The major cause of the liver cancer is the hepatitis C. The infection of the disease occurs in the blood which leads to the cirrohsis of the liver that ultimately leads to cancer. The disease incidence is on the rise annually with 170 million people around the world reported for the infection. The disease primarily spreads through the direct contact of the human blood, and the hisk risk groups for the disease include, injecting drug users, people who are the recipients of the blood unscreened for the disease, haemophiliacs, the people who resort to the unconventional and unsafe sexual pratices and the patients who go for frequent dialysis.
(Hepatitis C, fact sheet, WHO, media center,2000). One major cause of the increasing percentage of hepatocellular carcinoma or HCC is the virus of Hepatitis C, and there is a wide temporal and geographical variation of the incidence of the disease. (Wasley. A, Alter. M. J, 2000, Hayakawa.

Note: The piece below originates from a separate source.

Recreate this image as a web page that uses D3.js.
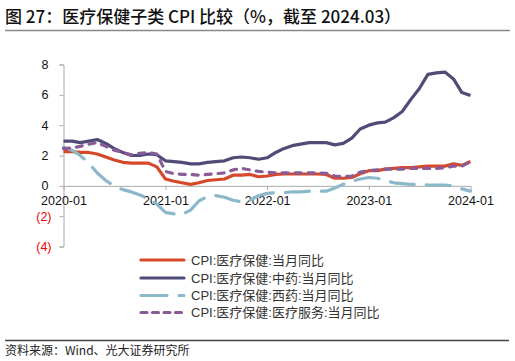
<!DOCTYPE html>
<html><head><meta charset="utf-8">
<script src="https://cdn.jsdelivr.net/npm/d3@7"></script>
<style>
body{margin:0;background:#fff;}
svg{display:block;font-family:"Liberation Sans","Noto Sans CJK SC",sans-serif;}
</style></head><body>
<svg id="c" width="515" height="361"></svg>
<script>
const months = d3.range(49).map(i => new Date(2020, i, 1));
const tickLabels = ["2020-01","2021-01","2022-01","2023-01","2024-01"];
const yTicks = [8,6,4,2,0,-2,-4];
const seriesNames = ["CPI:医疗保健:当月同比","CPI:医疗保健:中药:当月同比","CPI:医疗保健:西药:当月同比","CPI:医疗保健:医疗服务:当月同比"];
const medical = [2.25,2.25,2.2,2.2,2.1,1.9,1.7,1.55,1.5,1.5,1.5,1.25,0.45,0.3,0.2,0.1,0.2,0.35,0.4,0.45,0.7,0.7,0.75,0.6,0.65,0.75,0.78,0.78,0.78,0.78,0.78,0.75,0.5,0.5,0.55,0.8,1.0,1.0,1.1,1.15,1.2,1.2,1.25,1.3,1.3,1.3,1.45,1.35,1.6];
const tcm = [2.95,2.95,2.85,2.95,3.05,2.8,2.45,2.2,2.0,2.0,2.1,2.05,1.65,1.6,1.55,1.45,1.45,1.55,1.6,1.65,1.85,1.9,1.85,1.75,1.85,2.2,2.45,2.65,2.75,2.85,2.85,2.85,2.7,2.8,3.15,3.75,4.0,4.15,4.2,4.5,4.9,5.7,6.4,7.35,7.45,7.5,7.05,6.15,5.95];
const western = [2.55,2.35,2.0,1.5,0.85,0.35,0.0,-0.25,-0.4,-0.6,-0.85,-1.2,-1.75,-1.85,-1.9,-1.6,-1.0,-0.7,-0.65,-0.75,-0.95,-1.05,-0.95,-0.65,-0.5,-0.45,-0.45,-0.4,-0.4,-0.35,-0.35,-0.35,-0.15,0.1,0.3,0.45,0.55,0.5,0.35,0.2,0.15,0.1,0.1,0.05,0.05,0.05,0.0,-0.2,-0.35];
const service = [2.45,2.5,2.6,2.75,2.85,2.6,2.35,2.2,2.05,2.15,2.2,2.1,0.95,0.8,0.75,0.75,0.7,0.75,0.8,0.85,1.05,1.15,1.05,0.95,0.9,0.85,0.85,0.85,0.85,0.85,0.85,0.82,0.65,0.6,0.65,0.9,1.0,1.05,1.1,1.1,1.1,1.15,1.15,1.15,1.15,1.2,1.3,1.3,1.6];

const svg = d3.select("#c");
const x = d3.scaleTime().domain([months[0], months[48]]).range([63.5, 470.5]);
const y = d3.scaleLinear().domain([-4, 8]).range([246.5, 64.5]);

// title
svg.append("text").attr("x",5).attr("y",23).attr("font-size",17).attr("font-weight",500)
  .attr("font-family","'Noto Sans CJK SC',sans-serif").attr("fill","#111")
  .text("图 27：医疗保健子类 CPI 比较（%，截至 2024.03）");
svg.append("line").attr("x1",5).attr("x2",510).attr("y1",30.5).attr("y2",30.5).attr("stroke","#888").attr("stroke-width",1.5);

// y axis
const yAxis = svg.append("g").attr("transform","translate(63.5,0)")
  .call(d3.axisLeft(y).tickValues(yTicks).tickSize(4).tickFormat(d => d < 0 ? "(" + (-d) + ")" : d));
yAxis.select(".domain").attr("stroke","#aaa");
yAxis.selectAll(".tick line").attr("stroke","#aaa");
yAxis.selectAll(".tick text").attr("font-size",12.5).attr("font-family","'Liberation Sans',sans-serif")
  .attr("x",d => d < 0 ? -12 : -15).attr("fill",d => d < 0 ? "#e00" : "#111");

// x axis at zero
const xTickDates = tickLabels.map(s => new Date(+s.slice(0,4), 0, 1));
const xAxis = svg.append("g").attr("transform","translate(0," + y(0) + ")")
  .call(d3.axisBottom(x).tickValues(xTickDates).tickSize(4).tickSizeOuter(0).tickFormat((d,i) => tickLabels[i]));
xAxis.select(".domain").attr("stroke","#aaa");
xAxis.selectAll(".tick line").attr("stroke","#aaa");
xAxis.selectAll(".tick text").attr("font-size",12.5).attr("font-family","'Liberation Sans',sans-serif").attr("fill","#111").attr("dy","0.95em");

const styles = [
  {data: medical, color: "#d5492a", dash: null},
  {data: tcm, color: "#504c78", dash: null},
  {data: western, color: "#8cb8cc", dash: "24,12"},
  {data: service, color: "#8a5b96", dash: "6,7"}
];
const line = d3.line().x((d,i) => x(months[i])).y(d => y(d));
styles.forEach(s => {
  svg.append("path").datum(s.data).attr("d", line).attr("fill","none")
    .attr("stroke", s.color).attr("stroke-width", 3.2).attr("stroke-linejoin","round")
    .attr("stroke-linecap", s.dash ? "round" : "butt")
    .attr("stroke-dasharray", s.dash);
});

// legend
const legY = [260, 278, 295.5, 312.5];
styles.forEach((s,i) => {
  svg.append("line").attr("x1",141).attr("x2",184).attr("y1",legY[i]).attr("y2",legY[i])
    .attr("stroke",s.color).attr("stroke-width",3.2).attr("stroke-linecap","round")
    .attr("stroke-dasharray", s.dash ? (i===2 ? "26,12" : "6,5.5") : null);
  svg.append("text").attr("x",191).attr("y",legY[i]+4.5).attr("font-size",13).attr("fill","#333")
    .text(seriesNames[i]);
});

// source
svg.append("line").attr("x1",5).attr("x2",509).attr("y1",340.5).attr("y2",340.5).attr("stroke","#444").attr("stroke-width",1.5);
svg.append("text").attr("x",5).attr("y",355).attr("font-size",12).attr("fill","#222")
  .attr("font-family","'Noto Sans CJK SC',sans-serif").text("资料来源：Wind、光大证券研究所");
</script></body></html>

K. A et. al, 2003). In countries like US and Australia, the percentage prevalence of the disease is more in young adults in comparison with Japan, where the disease prevalence is more in older adults. (Takashi Moriya et. al, 1999).
In many countries of Asia, the disease was observed in all the age groups, indicating the fact that there exists a high risk for the transmission of the disease. however, the important factors for the spread of the disease are the injection of the drugs and the unhealthy medical practices such as using contaminated syringes and the medical equipment. (Wasley. A, Alter. M. J, 2000, La Torre. G et. al, 2003, Kao. J. H and Chen. D. S, 2000). Most of the studies attribute the spread of the disease to the donation of the unscreened blood to the disease. (Sy. T and Jamal. M. M, 2006).
The disease is not traceable in its acute stages because of its asymptomatic nature, and the risk of the transmission of the disease is associated with the people with chronic infection. The disease is epidemic in that the percentage occurrence of the disease is 3% around the world. (WHO. (1999), Global surveillance). Cultural factors contribute to the frequency of the risk factors associated with the disease and the variation in the disease incidence in different regions. The present study focuses on the medical and anthropological factors responsible for epidemic proportions of the disease Hepatitis C in the world.